When used to control access to a pool of resources, a semaphore tracks only how many resources are free. It does not keep track of which of the resources are free. Some other mechanism (possibly involving more semaphores) may be required to select a particular free resource.
Semaphore (programming)
In computer science, a semaphore is a variable or abstract data type used to control access to a common resource by multiple threads and avoid critical section problems in a concurrent system such as a multitasking operating system. Semaphores are a type of synchronization primitive. A trivial semaphore is a plain variable that is changed (for example, incremented or decremented, or toggled) depending on programmer-defined conditions.
A useful way to think of a semaphore as used in a real-world system is as a record of how many units of a particular resource are available, coupled with operations to adjust that record safely (i.e., to avoid race conditions) as units are acquired or become free, and, if necessary, wait until a unit of the resource becomes available.
Though semaphores are useful for preventing race conditions, they do not guarantee their absence. Semaphores that allow an arbitrary resource count are called counting semaphores, while semaphores that are restricted to the values 0 and 1 (or locked/unlocked, unavailable/available) are called binary semaphores and are used to implement locks.
The semaphore concept was invented by Dutch computer scientist Edsger Dijkstra in 1962 or 1963, when Dijkstra and his team were developing an operating system for the Electrologica X8. That system eventually became known as the THE multiprogramming system.
Suppose a physical library has ten identical study rooms, to be used by one student at a time. Students must request a room from the front desk. If no rooms are free, students wait at the desk until someone relinquishes a room. When a student has finished using a room, the student must return to the desk and indicate that the room is free.
In the simplest implementation, the clerk at the front desk knows only the number of free rooms available. This requires that all of the students use their room while they have signed up for it and return it when they are done. When a student requests a room, the clerk decreases this number.

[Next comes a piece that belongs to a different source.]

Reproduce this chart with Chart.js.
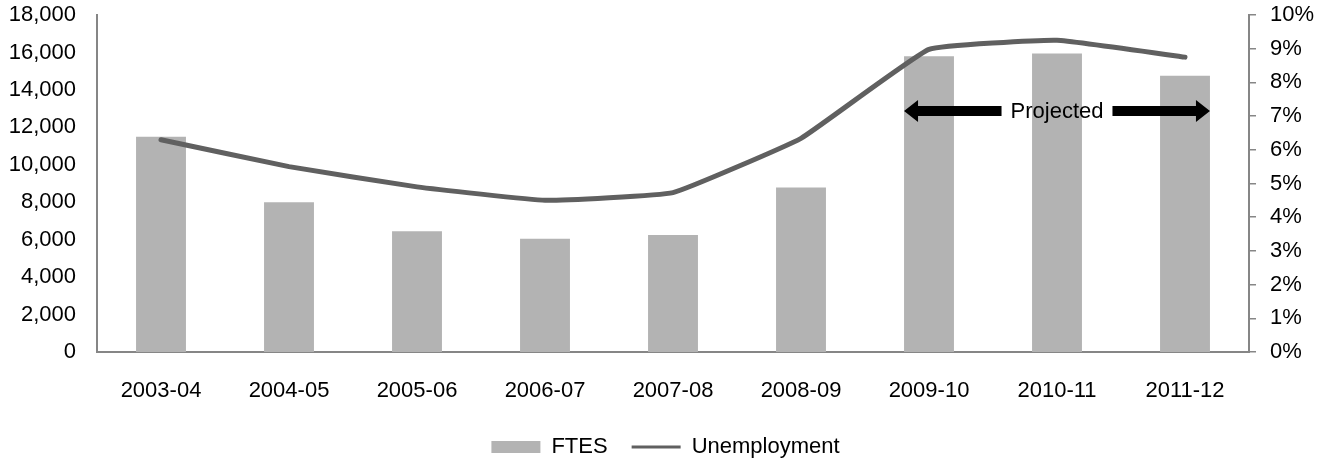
<!DOCTYPE html>
<html>
<head>
<meta charset="utf-8">
<script src="https://cdn.jsdelivr.net/npm/chart.js@4/dist/chart.umd.min.js"></script>
<style>
  html, body { margin: 0; padding: 0; background: #fff; }
  #wrap { width: 1331px; height: 461px; }
</style>
</head>
<body>
<div id="wrap"><canvas id="grafica" width="1331" height="461"></canvas></div>
<script>
// Datos
const anios = ['2003-04', '2004-05', '2005-06', '2006-07', '2007-08', '2008-09', '2009-10', '2010-11', '2011-12'];
const ftes = [11500, 8000, 6450, 6050, 6250, 8780, 15800, 15950, 14750];
const desempleo = [6.3, 5.5, 4.9, 4.5, 4.73, 6.34, 8.98, 9.25, 8.75];
const inicioProyectado = 6;   // primer año proyectado
const finProyectado = 8;      // último año proyectado
const alturaFlecha = 7.15;    // en el eje de desempleo

const GRIS_EJE = '#868686';
const fuente = { family: 'Liberation Sans, Arial, sans-serif', size: 22 };

// Flechas "Projected" sobre los años proyectados
const flechas = {
    id: 'flechas',
    afterDatasetsDraw(chart) {
        const ctx = chart.ctx;
        const y1 = chart.scales.y1;
        const barras = chart.getDatasetMeta(0).data;
        const x0 = barras[inicioProyectado].x - barras[inicioProyectado].width / 2;
        const x1 = barras[finProyectado].x + barras[finProyectado].width / 2;
        const y = y1.getPixelForValue(alturaFlecha);
        const medio = (x0 + x1) / 2;

        ctx.save();
        ctx.font = '22px Liberation Sans, Arial, sans-serif';
        ctx.textAlign = 'center';
        ctx.textBaseline = 'middle';
        const ancho = ctx.measureText('Projected').width;
        const hueco = 9, cabeza = 14, alto = 11, grosor = 5;

        ctx.fillStyle = '#000';
        // flecha izquierda
        const finIzq = medio - ancho / 2 - hueco;
        ctx.beginPath();
        ctx.moveTo(x0, y);
        ctx.lineTo(x0 + cabeza, y - alto);
        ctx.lineTo(x0 + cabeza, y - grosor);
        ctx.lineTo(finIzq, y - grosor);
        ctx.lineTo(finIzq, y + grosor);
        ctx.lineTo(x0 + cabeza, y + grosor);
        ctx.lineTo(x0 + cabeza, y + alto);
        ctx.closePath();
        ctx.fill();
        // flecha derecha
        const iniDer = medio + ancho / 2 + hueco;
        ctx.beginPath();
        ctx.moveTo(x1, y);
        ctx.lineTo(x1 - cabeza, y - alto);
        ctx.lineTo(x1 - cabeza, y - grosor);
        ctx.lineTo(iniDer, y - grosor);
        ctx.lineTo(iniDer, y + grosor);
        ctx.lineTo(x1 - cabeza, y + grosor);
        ctx.lineTo(x1 - cabeza, y + alto);
        ctx.closePath();
        ctx.fill();

        ctx.fillText('Projected', medio, y + 1);
        ctx.restore();
    }
};

// el margen superior lo marca solo la mitad de la etiqueta
function ajustarMargen(scale) {
    scale.paddingTop = 15;
    scale.paddingBottom = 13;
}

const ctx = document.getElementById('grafica').getContext('2d');

new Chart(ctx, {
    type: 'bar',
    data: {
        labels: anios,
        datasets: [{
            label: 'FTES',
            data: ftes,
            backgroundColor: '#b3b3b3',
            borderWidth: 0,
            barPercentage: 0.78,
            categoryPercentage: 0.5,
            yAxisID: 'y',
            order: 2
        }, {
            type: 'line',
            label: 'Unemployment',
            data: desempleo,
            borderColor: '#606060',
            backgroundColor: '#606060',
            borderWidth: 5,
            borderCapStyle: 'round',
            borderJoinStyle: 'round',
            tension: 0.1,
            pointRadius: 0,
            yAxisID: 'y1',
            order: 1
        }]
    },
    options: {
        responsive: false,
        animation: false,
        layout: { padding: { top: 0, left: 0, right: 0, bottom: -7 } },
        plugins: {
            tooltip: { enabled: false },
            legend: {
                position: 'bottom',
                labels: {
                    color: '#000',
                    font: fuente,
                    usePointStyle: true,
                    pointStyleWidth: 49,
                    boxHeight: 12,
                    padding: 24,
                    generateLabels(chart) {
                        return chart.data.datasets.map((ds, i) => ({
                            text: ds.label,
                            fillStyle: ds.type === 'line' ? 'transparent' : ds.backgroundColor,
                            strokeStyle: ds.type === 'line' ? ds.borderColor : 'transparent',
                            lineWidth: ds.type === 'line' ? 3 : 0,
                            pointStyle: ds.type === 'line' ? 'line' : 'rect',
                            datasetIndex: i,
                            hidden: false
                        }));
                    }
                }
            }
        },
        scales: {
            x: {
                grid: { display: false, drawTicks: false },
                border: { color: GRIS_EJE, width: 2 },
                ticks: { color: '#000', font: fuente, padding: 26, maxRotation: 0 },
                afterFit(scale) { scale.height = 60; }
            },
            y: {
                position: 'left',
                min: 0,
                max: 18000,
                grid: { display: false, drawTicks: false },
                border: { color: GRIS_EJE, width: 2 },
                ticks: {
                    stepSize: 2000,
                    color: '#000',
                    font: fuente,
                    padding: 21,
                    callback: v => v.toLocaleString('en-US')
                },
                afterFit(scale) { scale.width = 97; ajustarMargen(scale); }
            },
            y1: {
                position: 'right',
                min: 0,
                max: 10,
                grid: { drawOnChartArea: false, color: GRIS_EJE, tickLength: 7, lineWidth: 1.5 },
                border: { color: GRIS_EJE, width: 2 },
                ticks: {
                    stepSize: 1,
                    color: '#000',
                    font: fuente,
                    padding: 14,
                    callback: v => v + '%'
                },
                afterFit(scale) { scale.width = 82; ajustarMargen(scale); }
            }
        }
    },
    plugins: [flechas]
});
</script>
</body>
</html>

When a student releases a room, the clerk increases this number. The room can be used as long as desired and rooms cannot be booked in advance.
In this scenario, the front desk count-holder represents a counting semaphore, the rooms are the resource, and the students represent processes/threads. The value of the semaphore in this scenario is initially 10, with all rooms empty. When a student requests a room, they are granted access, and the value of the semaphore is changed to 9. After the next student comes, it drops to 8, then 7, and so on. If someone requests a room and the current value of the semaphore is 0, they are forced to wait until a room is freed (when the count is increased from 0). If one of the rooms was released, but there are several students waiting, any method can be used to select the one who will occupy the room (like FIFO or random selection). And of course, a student must inform the clerk about releasing their room only after leaving it.
When used to control access to a pool of resources, a semaphore tracks only how many resources are free. It does not keep track of which of the resources are free. Some other mechanism (possibly involving more semaphores) may be required to select a particular free resource.